Insurance companies in Asia could be missing a trick by not offering more retirement income products to the region’s ageing population.
While plenty of insurers are developing or already sell investment-linked products, the majority of these are not strictly aimed at providing an income in retirement. Indeed, they are mostly sold as straight investment products, and are especially popular in Hong Kong, Singapore and Taiwan — with mainland Chinese customers often the target.
The greying of the population in East Asia and the Pacific is happening faster than anywhere else in the world, according to the World Bank, and national retirement systems are generally not prepared. In Singapore and Malaysia, for example, the average person is expected to live for 20 years after the typical retirement age, while a quarter of Japan’s population is already over 65 and countries such as Hong Kong, Korea and Taiwan are rapidly heading in that direction.
So why aren’t insurers focusing more on the potentially large retirement market? Milliman posed this question recently and found that there are several key reasons.
The main obstacle cited by insurers was a combination of regulatory and tax issues, pricing and solvency requirements, which tend to mean that insurance products are not competitive with other non-insurance retirement options such as mutual funds or bank deposits.
Distribution issues were also identified as a major impediment, primarily by respondents in India, Indonesia and Malaysia, while inadequate capital markets in most Asian jurisdictions mean there is a dearth of fixed-income assets with tenures exceeding 20 years, which results in penalties for durational mismatching in markets with risk-based capital regimes.

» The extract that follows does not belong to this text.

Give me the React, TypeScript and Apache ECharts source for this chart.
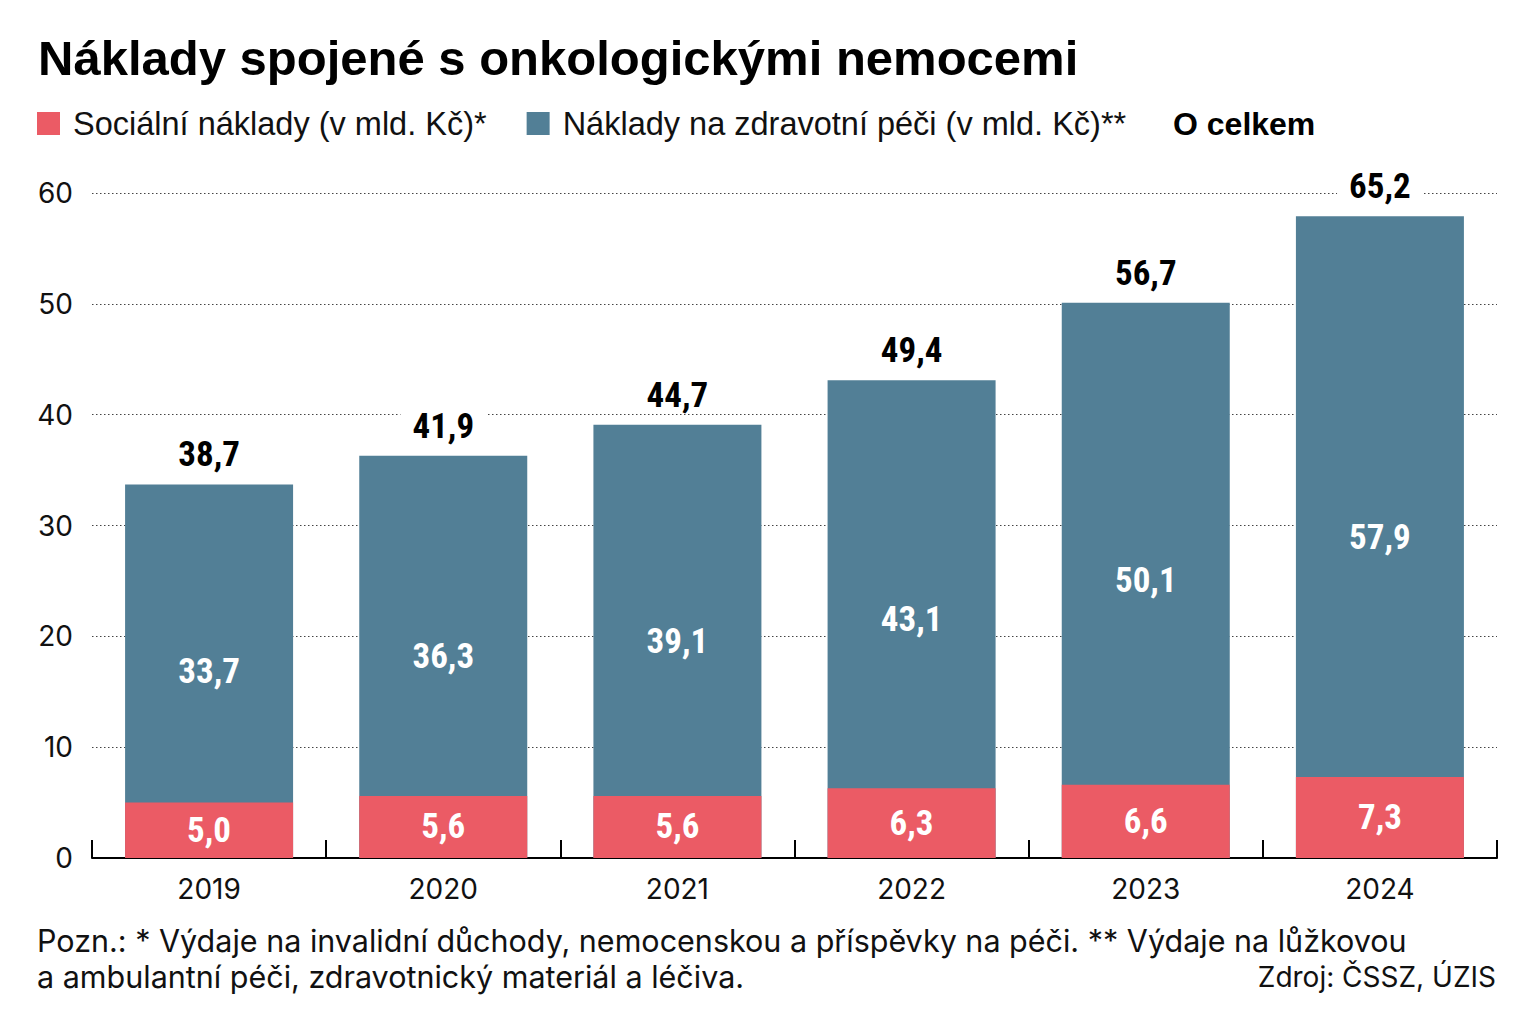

This failure to provide retirement products would not be a problem if governments were prepared to cope with their elderly populations, but this is obviously not the case. Across Asia and even including Australia, 0% of respondents to Milliman’s survey considered retirement income provisions to be adequate for the majority of the population — and more than half said they were adequate for less than 30% of the population.
Even if governments can put in place a regulatory and tax system that supports the development of retirement income products, at the same time as encouraging the issuance of long-term fixed-income assets, there are still some thorny issues to overcome.
For example, distrust of financial advisers and the financial services industry in general were among the main barriers to delivering financial advice more broadly cited by respondents to the survey. This suggests there is still a significant amount of education needed to persuade people in Asia that retirement products are worthwhile.
Insurers can start by adopting a laser focus on customers’ goals, according to Milliman. This means being more sophisticated in the way they segment their customers and tailoring communications and product solutions for them. Such efforts also require an increasing focus on technology and best-of-breed business models.
Needless to say, most markets in Asia are a long way from offering this type of sophistication widely, but big data and open-architecture systems are increasingly allowing insurers to offer truly personalised solutions that can calibrate retirees’ goals and spending expectations — and which can be adjusted in response to changing goals or risk appetites.
The opportunity for these types of solutions is clearly significant, but it remains to be seen how quickly insurers in the region will be in a position to roll them out.